The Buccaneers will not only be talking to Doug Martin’s agent, David Dunn, about a contract extension before the running back hits free agency, but will also speak with the agent for free safety Chris Conte, who signed a one-year deal worth $1.5 million with Tampa Bay last spring, about a possible extension. The Bucs’ level of interest of course will depend on Conte’s contract demands.
Conte’s deal in 2015 featured a $1 million base salary, a $250,000 signing bonus and a $250,000 workout bonus. He was primarily signed due to his familiarity with Lovie Smith’s Tampa 2 scheme, having been drafted by Smith in the third round in 2011 by Chicago. Even with Smith now gone, there is still some history between the two, as new Bucs secondary coach, Jon Hoke, coached Conte in Chicago.

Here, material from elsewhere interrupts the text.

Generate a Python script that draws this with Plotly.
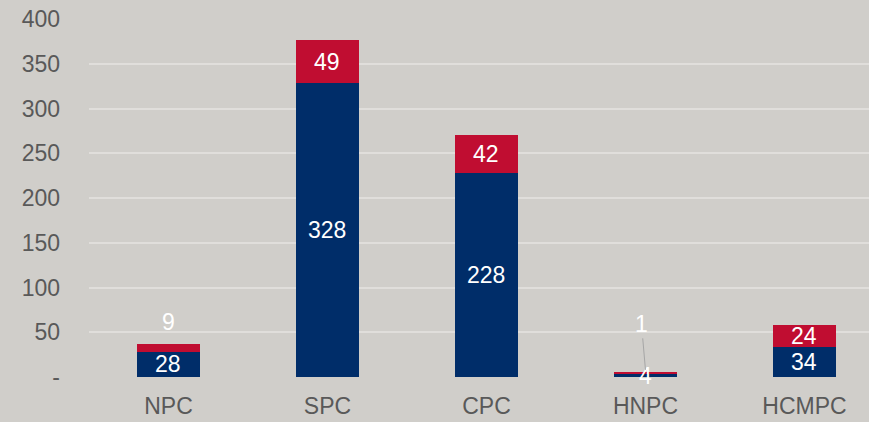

Conte, who is entering his sixth season in the NFL, missed several weeks in training camp and the preseason due to a hamstring injury, but started 14 straight games before a knee injury at St. Louis in Week 15 forced him to go on injured reserve and miss the final two games of the 2015 season.
When asked in early December if he would consider re-signing with the Buccaneers in 2016, Conte said he would.
“I’m definitely open to it,” Conte said in November. “The main thing for me has been staying healthy this year. I missed time in camp, but when I’m healthy I think I’ve been productive and showed this team I can play. I’ve enjoyed my time in Tampa.”
The Bucs were very pleased with his play as Conte finished the year as the fourth-leading tackler with 78 stops, six tackles for loss, six pass breakups, two forced fumbles and two interceptions.
“I’ve liked what he’s done,” Smith said in December. “Chris Conte is a good football player when he is on the football field. For the most part, he’s remained out there. We’ve seen flashes, we’ve seen signs.”
However, that was before the Bucs fired Smith after the team finished 6-10. Conte came to Tampa Bay to reunite with Smith, whom he is fiercely loyal to. Yet given the fact that Smith will be out of coaching in 2016, the chances are good that Conte, who turns 27 on February 23, will contemplate wearing red and pewter for at least another season.
Former Bucs defensive coordinator Leslie Frazier spoke about Conte’s importance to the team in 2015.
“I think our free safety position with Chris Conte has really upgraded our defense,” Frazier said in November. “He’s stayed healthy, which was a concern all along. When he is healthy he is one of the better safeties in our league. He’s a smart guy. He can match up on tight ends, backside of the backfield, he can even go out and cover third or fourth receivers at times and he can tackle. He’s played very, very well. We just have to keep him on the field and he will continue to get better.”
Dirk Koetter’s hiring as head coach in January prompted the hiring of new defensive coordinator Mike Smith. The Bucs need to receive better play from their safeties in 2016, and it’s a position that is thin on playmaking and experience without Conte, who was the team’s best and most consistent player in the secondary. Pro Football Focus listed Conte as one of the top 30 safeties in the league in 2015.
The Bucs list Major Wright and newcomers Kimario McFadden and Gerod Holliman as the only safeties on the roster currently under contract. Conte and Keith Tandy are unrestricted free agents, while Bradley McDougald, the team’s starting strong safety, will be a restricted free agent. Wright, who has one year left on his deal that will pay him $1.75 million, is not a lock to make the team’s 53-man roster in 2016.